Case Study: Oakbank Oil Company v. Crum

By Sahil Kumar 6 Minutes Read

Citation: 20 SLR 244

Court: House of Lords

Date of Judgement: 12th December, 1882

Bench: Lord Selborne, Lord Blackburn, Lord Bramwell, Lord Fitzgerald, Lord Watson


  • The Oakbank Oil Company was established under the Companies Act.[1] Nominal capital stood at £20,000, divided into 400 shares valued at £50 each.
  •  On November 16, 1869, the capital was augmented by £20,000 through the addition of another 400 shares, each valued at £50. Subsequently, via a special resolution on February 21, 1873, it was decided to restructure the capital into 40,000 shares, each valued at £1.
  • However, in 1875, a further increase in capital by £20,000 occurred, introducing new £1 shares. These shares were only called up to the extent of 5 shillings each. Consequently, out of a total of 60,000 £1 shares, 40,000 were fully paid-up, while the remaining 20,000 were paid up to the extent of 5 shillings each.
  • Despite this, the company resolved to declare dividends based on a certain percentage of the paid-up capital.
  • The respondent, deeply affected by the decision, informed the company that as the recent purchaser, he should not face discrimination and requested equal dividend payment regardless of the paid-up capital. He stressed that the directors are obligated to adhere to the Articles of Association (AOA) of the company. Due to not being a registered shareholder, the respondent could not partake in the customary resolution passed on May 17, 1881.
  •  Nonetheless, a special arrangement was subsequently made between the company and the respondent.

Judgement of 1st Division Court

The presiding judges of the First Division Court, Lord Shand and Inglis, ruled in favor of the respondent. They instructed the appellant to distribute the dividend based on the proportion of shares held by each member, without considering the amount paid-up on those shares. Although the court acknowledged the inequitable nature of this interpretation, it did not affect the ruling, as it was deemed to be in accordance with the true construction of the Articles of Association (AoA).

Key Legal issues discussed in the case

Whether the holder of the shares is entitled to claim that all dividends declared shall be declared in proportion to the number of shares held by members without regard to the amount paid upon said shares?

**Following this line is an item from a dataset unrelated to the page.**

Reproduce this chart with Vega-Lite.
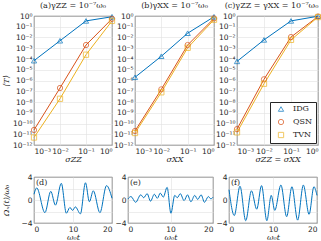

Lord Selborne insisted that the contract between the parties and the articles of associations of the company shall be honored.[2] He argued that each party must be taken to have made himself acquainted with the terms of the written contract contained in the article of associations. “A dividend to be paid to the members in proportion to their shares with regard to the amount paid”.[3] Lord Blackburn also pointed out that a shareholder is to be paid no more than his proportion upon which he has paid up.[4] The court strictly relied on the Article of association of the company and based its decision on the interpretation of the clauses of the AOA. The AoA reads “The directors may, with the sanction of the company in general meeting, declare a dividend to be paid to the members in proportion to their shares.”[5]


The matter was heard by a 5-judge bench of the Privy Council. It unanimously decided in favor of the respondent and thus affirmed the decision of the lower court. Each judge wrote their opinion. It has been held that anyone dealing with the Company is presumed not only to have read the memorandum and Articles, but understood them properly. Thus, Memorandum and Articles of a company are presumed to be notice to the public. Such a notice is called Constructive notice.

[1] Companies Amendment Act, 1867.

[2] Somes v Currie 1 K. & J. 605.

[3]  H.L. (Sc.) 1882 Dec. 12 Pg. 69.

[4]  H.L. (Sc.) 1882 Dec. 12 Pg. 75.